* Your task
Produce nothing but an exact copy of the lines from the one containing "Write the TikZ code for this diagram." through the one containing "-- ($(n9.north west)+(92,0)$);", and do not carry over pictures.

Dataset entries:
┌──
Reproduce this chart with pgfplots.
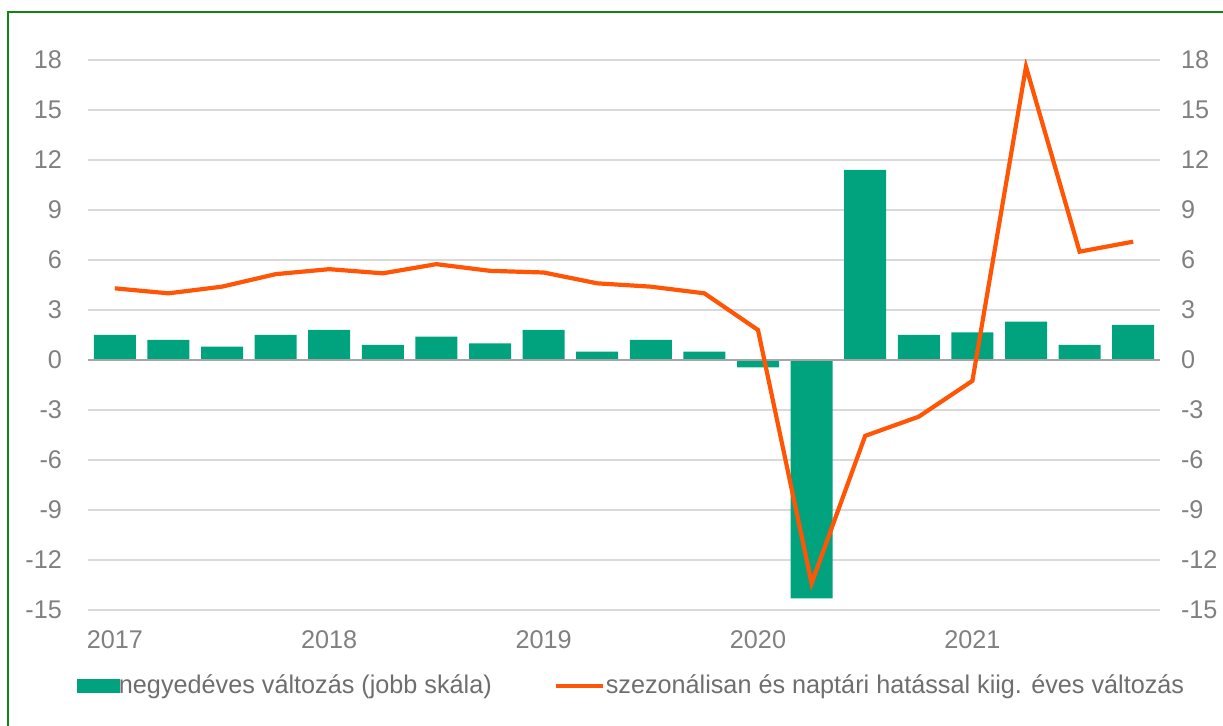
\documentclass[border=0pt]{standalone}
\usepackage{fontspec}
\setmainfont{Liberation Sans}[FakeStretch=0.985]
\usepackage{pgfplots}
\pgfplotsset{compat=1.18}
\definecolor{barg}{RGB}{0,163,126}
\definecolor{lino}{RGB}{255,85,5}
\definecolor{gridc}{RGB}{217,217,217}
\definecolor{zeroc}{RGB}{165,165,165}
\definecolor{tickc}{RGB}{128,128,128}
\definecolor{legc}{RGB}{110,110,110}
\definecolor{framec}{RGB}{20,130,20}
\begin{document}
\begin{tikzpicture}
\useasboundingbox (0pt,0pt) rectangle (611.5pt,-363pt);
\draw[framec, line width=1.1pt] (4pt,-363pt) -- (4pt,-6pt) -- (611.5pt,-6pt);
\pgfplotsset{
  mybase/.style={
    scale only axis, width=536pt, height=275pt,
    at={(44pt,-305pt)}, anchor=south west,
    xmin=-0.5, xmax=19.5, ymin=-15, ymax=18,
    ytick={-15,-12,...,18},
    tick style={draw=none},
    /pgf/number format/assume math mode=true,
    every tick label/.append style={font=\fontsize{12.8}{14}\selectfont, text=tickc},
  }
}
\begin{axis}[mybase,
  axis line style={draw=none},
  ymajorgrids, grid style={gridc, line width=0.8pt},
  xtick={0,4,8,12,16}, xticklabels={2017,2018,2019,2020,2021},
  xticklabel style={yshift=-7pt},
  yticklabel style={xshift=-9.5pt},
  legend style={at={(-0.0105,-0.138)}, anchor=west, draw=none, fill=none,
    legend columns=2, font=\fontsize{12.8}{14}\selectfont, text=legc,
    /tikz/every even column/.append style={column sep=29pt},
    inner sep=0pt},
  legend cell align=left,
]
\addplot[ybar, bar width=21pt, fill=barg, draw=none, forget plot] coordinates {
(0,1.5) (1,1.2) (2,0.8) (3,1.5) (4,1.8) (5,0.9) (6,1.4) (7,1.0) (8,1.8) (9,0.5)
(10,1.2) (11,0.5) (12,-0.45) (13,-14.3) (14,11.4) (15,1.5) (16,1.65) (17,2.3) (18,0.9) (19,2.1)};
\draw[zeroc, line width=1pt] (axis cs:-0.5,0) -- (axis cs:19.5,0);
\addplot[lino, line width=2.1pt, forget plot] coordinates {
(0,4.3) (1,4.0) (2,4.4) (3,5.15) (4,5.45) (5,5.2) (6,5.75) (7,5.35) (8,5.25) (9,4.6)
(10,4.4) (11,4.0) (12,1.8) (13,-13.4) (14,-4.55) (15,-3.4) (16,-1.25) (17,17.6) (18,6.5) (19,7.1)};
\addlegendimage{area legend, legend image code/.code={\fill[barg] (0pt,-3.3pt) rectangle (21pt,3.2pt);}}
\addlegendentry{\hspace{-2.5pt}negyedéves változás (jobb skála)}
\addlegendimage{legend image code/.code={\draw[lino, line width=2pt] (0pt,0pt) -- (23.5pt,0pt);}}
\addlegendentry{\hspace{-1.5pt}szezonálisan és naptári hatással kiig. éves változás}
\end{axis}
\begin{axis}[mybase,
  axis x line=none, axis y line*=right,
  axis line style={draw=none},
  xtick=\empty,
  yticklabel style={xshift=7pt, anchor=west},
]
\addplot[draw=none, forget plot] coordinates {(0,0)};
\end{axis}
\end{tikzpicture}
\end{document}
└──
┌──
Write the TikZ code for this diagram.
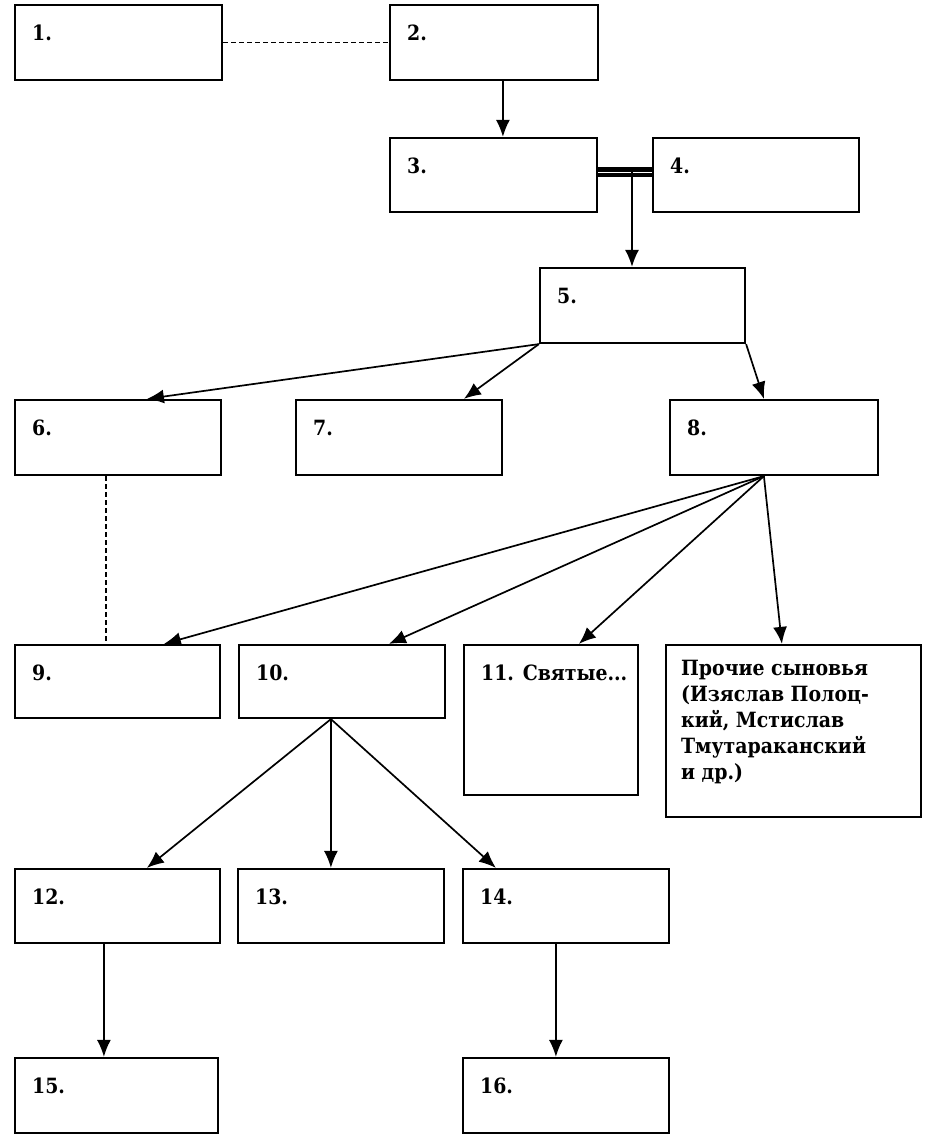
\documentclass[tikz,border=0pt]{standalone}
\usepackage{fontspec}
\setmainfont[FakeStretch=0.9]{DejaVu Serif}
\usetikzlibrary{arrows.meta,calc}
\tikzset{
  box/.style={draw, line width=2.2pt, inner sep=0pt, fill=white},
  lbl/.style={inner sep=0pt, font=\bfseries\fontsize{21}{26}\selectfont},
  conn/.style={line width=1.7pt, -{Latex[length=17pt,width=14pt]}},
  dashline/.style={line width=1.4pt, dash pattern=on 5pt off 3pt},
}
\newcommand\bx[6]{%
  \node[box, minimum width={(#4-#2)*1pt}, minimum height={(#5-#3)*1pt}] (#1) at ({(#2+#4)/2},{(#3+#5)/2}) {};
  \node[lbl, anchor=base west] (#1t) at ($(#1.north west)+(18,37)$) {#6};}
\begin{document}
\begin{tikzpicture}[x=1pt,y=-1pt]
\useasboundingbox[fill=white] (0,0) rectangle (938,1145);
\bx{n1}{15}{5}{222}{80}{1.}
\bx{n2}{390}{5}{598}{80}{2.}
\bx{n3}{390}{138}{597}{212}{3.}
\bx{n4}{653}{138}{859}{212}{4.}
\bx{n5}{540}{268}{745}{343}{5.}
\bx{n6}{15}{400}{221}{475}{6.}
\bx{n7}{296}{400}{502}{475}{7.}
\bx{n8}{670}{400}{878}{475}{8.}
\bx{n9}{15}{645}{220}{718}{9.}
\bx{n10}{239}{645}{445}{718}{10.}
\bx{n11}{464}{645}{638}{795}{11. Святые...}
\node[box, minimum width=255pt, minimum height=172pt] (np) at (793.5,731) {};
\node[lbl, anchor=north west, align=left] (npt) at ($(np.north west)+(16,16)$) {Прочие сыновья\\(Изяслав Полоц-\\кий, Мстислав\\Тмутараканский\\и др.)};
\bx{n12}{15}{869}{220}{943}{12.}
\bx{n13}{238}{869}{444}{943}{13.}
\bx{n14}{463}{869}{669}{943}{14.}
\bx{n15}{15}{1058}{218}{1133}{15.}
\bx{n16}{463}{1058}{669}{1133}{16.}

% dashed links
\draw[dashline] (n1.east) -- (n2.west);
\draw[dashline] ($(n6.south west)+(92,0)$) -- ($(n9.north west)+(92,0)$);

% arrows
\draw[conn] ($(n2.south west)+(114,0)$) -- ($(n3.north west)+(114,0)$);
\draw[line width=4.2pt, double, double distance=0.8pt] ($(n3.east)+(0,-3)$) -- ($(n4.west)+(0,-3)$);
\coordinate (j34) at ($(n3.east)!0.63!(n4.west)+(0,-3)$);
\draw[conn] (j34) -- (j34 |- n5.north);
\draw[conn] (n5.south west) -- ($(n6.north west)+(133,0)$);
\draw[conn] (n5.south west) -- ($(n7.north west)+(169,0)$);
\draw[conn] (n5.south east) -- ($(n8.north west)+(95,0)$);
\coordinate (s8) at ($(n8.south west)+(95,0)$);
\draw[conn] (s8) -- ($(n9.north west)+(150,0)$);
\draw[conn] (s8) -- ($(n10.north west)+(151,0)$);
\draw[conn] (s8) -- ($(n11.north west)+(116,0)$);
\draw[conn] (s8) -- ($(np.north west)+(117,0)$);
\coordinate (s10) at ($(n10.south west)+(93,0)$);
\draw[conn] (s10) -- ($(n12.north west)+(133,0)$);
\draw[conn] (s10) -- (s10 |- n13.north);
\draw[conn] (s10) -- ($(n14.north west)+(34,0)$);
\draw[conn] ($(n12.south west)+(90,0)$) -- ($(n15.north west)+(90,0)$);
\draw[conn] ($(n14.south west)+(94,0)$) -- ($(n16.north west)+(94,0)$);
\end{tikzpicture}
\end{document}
└──
* Task answer
Write the TikZ code for this diagram.
\documentclass[tikz,border=0pt]{standalone}
\usepackage{fontspec}
\setmainfont[FakeStretch=0.9]{DejaVu Serif}
\usetikzlibrary{arrows.meta,calc}
\tikzset{
  box/.style={draw, line width=2.2pt, inner sep=0pt, fill=white},
  lbl/.style={inner sep=0pt, font=\bfseries\fontsize{21}{26}\selectfont},
  conn/.style={line width=1.7pt, -{Latex[length=17pt,width=14pt]}},
  dashline/.style={line width=1.4pt, dash pattern=on 5pt off 3pt},
}
\newcommand\bx[6]{%
  \node[box, minimum width={(#4-#2)*1pt}, minimum height={(#5-#3)*1pt}] (#1) at ({(#2+#4)/2},{(#3+#5)/2}) {};
  \node[lbl, anchor=base west] (#1t) at ($(#1.north west)+(18,37)$) {#6};}
\begin{document}
\begin{tikzpicture}[x=1pt,y=-1pt]
\useasboundingbox[fill=white] (0,0) rectangle (938,1145);
\bx{n1}{15}{5}{222}{80}{1.}
\bx{n2}{390}{5}{598}{80}{2.}
\bx{n3}{390}{138}{597}{212}{3.}
\bx{n4}{653}{138}{859}{212}{4.}
\bx{n5}{540}{268}{745}{343}{5.}
\bx{n6}{15}{400}{221}{475}{6.}
\bx{n7}{296}{400}{502}{475}{7.}
\bx{n8}{670}{400}{878}{475}{8.}
\bx{n9}{15}{645}{220}{718}{9.}
\bx{n10}{239}{645}{445}{718}{10.}
\bx{n11}{464}{645}{638}{795}{11. Святые...}
\node[box, minimum width=255pt, minimum height=172pt] (np) at (793.5,731) {};
\node[lbl, anchor=north west, align=left] (npt) at ($(np.north west)+(16,16)$) {Прочие сыновья\\(Изяслав Полоц-\\кий, Мстислав\\Тмутараканский\\и др.)};
\bx{n12}{15}{869}{220}{943}{12.}
\bx{n13}{238}{869}{444}{943}{13.}
\bx{n14}{463}{869}{669}{943}{14.}
\bx{n15}{15}{1058}{218}{1133}{15.}
\bx{n16}{463}{1058}{669}{1133}{16.}

% dashed links
\draw[dashline] (n1.east) -- (n2.west);
\draw[dashline] ($(n6.south west)+(92,0)$) -- ($(n9.north west)+(92,0)$);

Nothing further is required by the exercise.